I have to consciously realize just how my high I and D will come across to them in situations. I might cut one person off and I might not give another person enough information. I have to make this thought process a habit. Eventually for you it will become automatic. But you will still forget…I still do.
I know there are times when I have to realize I’m distracted and say to myself, “Dude…think! Think about what you’re doing. You’re distracted right now. Think about how you’re communicating. Think about how you’re NOT communicating.”
And I will have to force myself to say, ” Stop! CHANGE THIS!”
So for leaders, and even team members, you need to be thinking: “How am I communicating right now?” “How am I presenting myself in this situation?”
But…understand that YOU WILL HAVE BAD DAYS! I’ve had a lot of really bad days. It happens. It’s life. There’s going to be bad days.
In my early days of leadership I sometimes would carry whatever junk I was going through at the time into the meeting. I could see it impacting the people around me. I have to know that if somebody is expecting to spend an hour with me for coaching or leadership, I can’t carry my bad day into that meeting!
Since I’m more of a “noticer”, I’m one of those people who looks and see’s what’s happening on people’s faces and body language. I’ll look and see how they respond to interaction. Well, when I know that I’m the one being the dork in the room, I can see it pretty quickly and have to make adjustments.
Your team wants the best of you. They deserve the best from you. I understand that your bad day may be an emergency. I’ve had a couple of emergencies throughout my business career that have forced me to cancel meetings and events. I hate doing it but I’d rather cancel than give them half of me.
You have to understand that you’re bringing your personality, your personal life, your personal problems, and your personal wins to the table, for better or worse. For example, I’ve seen leaders meet with someone to discuss poor performance when only moments before the leader got the news that a monster contract came through.
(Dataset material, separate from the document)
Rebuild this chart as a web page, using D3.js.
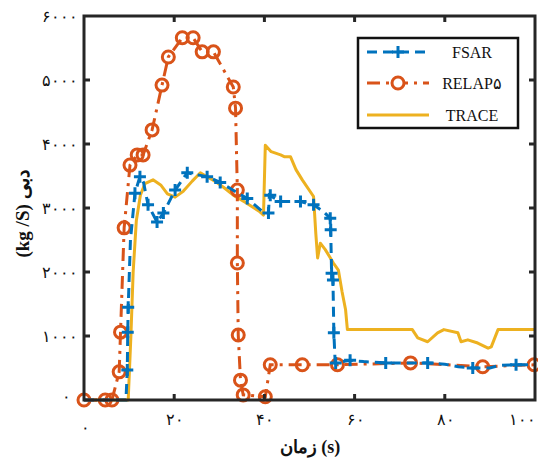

They were super excited. After high fiving and celebrating, they had to stop their celebration to tell somebody they have done a bad job. (Oh my gosh!!!) The second the employee has crossed the doorframe they were back to high fiving. That’s a terrible thing to do. His celebration became more important than that person. And that person, in reality, is way more important to the organization.
These are the things I try to get across to folks before they step into leading teams, leading processes, or leading their family.
It’s intentional and it’s how you win as a team.